# Pension help



## alan hanson (May 21, 2008)

Right i know virtually nothing just that i joined the private pension scheme at work as did everyone else choose to put in the highest amount etc etc..... someone said to me yesterday that as i was part of a private pension i should be contracted out of the state/gouvernment one? meaning my NI should be slightly less? is this true or does it depend on the private pension. Its a big company and well known pension provider


----------



## alan hanson (May 21, 2008)

edit that payroll have cme back to me this minute and said our pension scheme is not a contracted out one what ever that means.


----------



## PaulN (Jan 17, 2008)

You used to be able to contract out, but i believe you cant now...... 

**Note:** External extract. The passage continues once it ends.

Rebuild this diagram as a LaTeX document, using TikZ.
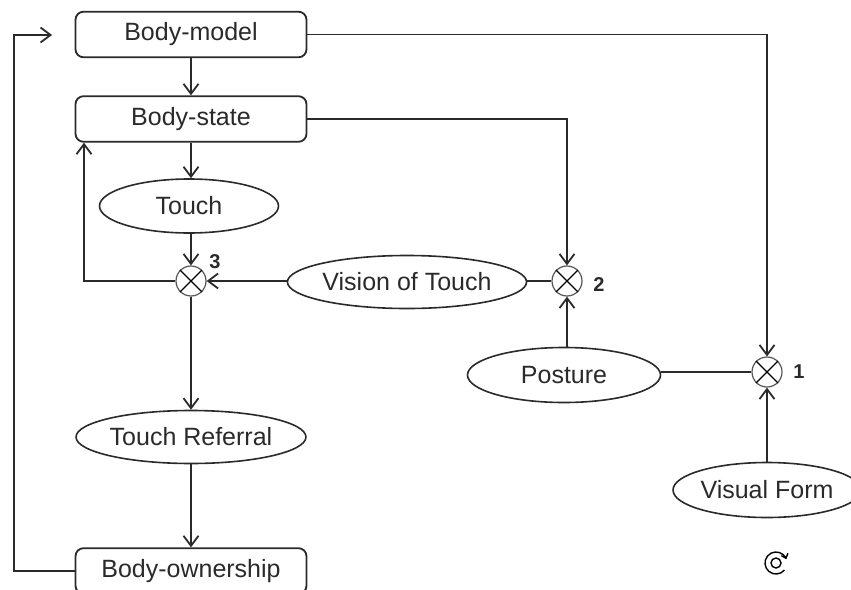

Basically you was in effect putting what was going into your State Pension into your actual Private pension..


----------



## S63 (Jan 5, 2007)

Be aware of the many changes coming into effect in 2015.


----------



## NiallSD (May 21, 2013)

can't contract out on your type of pension, you'd have to be in a defined benefits scheme


----------



## alan hanson (May 21, 2008)

will have a google ref changes. i only asked as someone mentioned it to me, i kinda put my faith in my payroll department to do the correct thing which i shouldnt really.


----------



## NiallSD (May 21, 2013)

The money advice service is a good place to start. But like I always say don't take financial advice from someone who is not a qualified financial adviser.


----------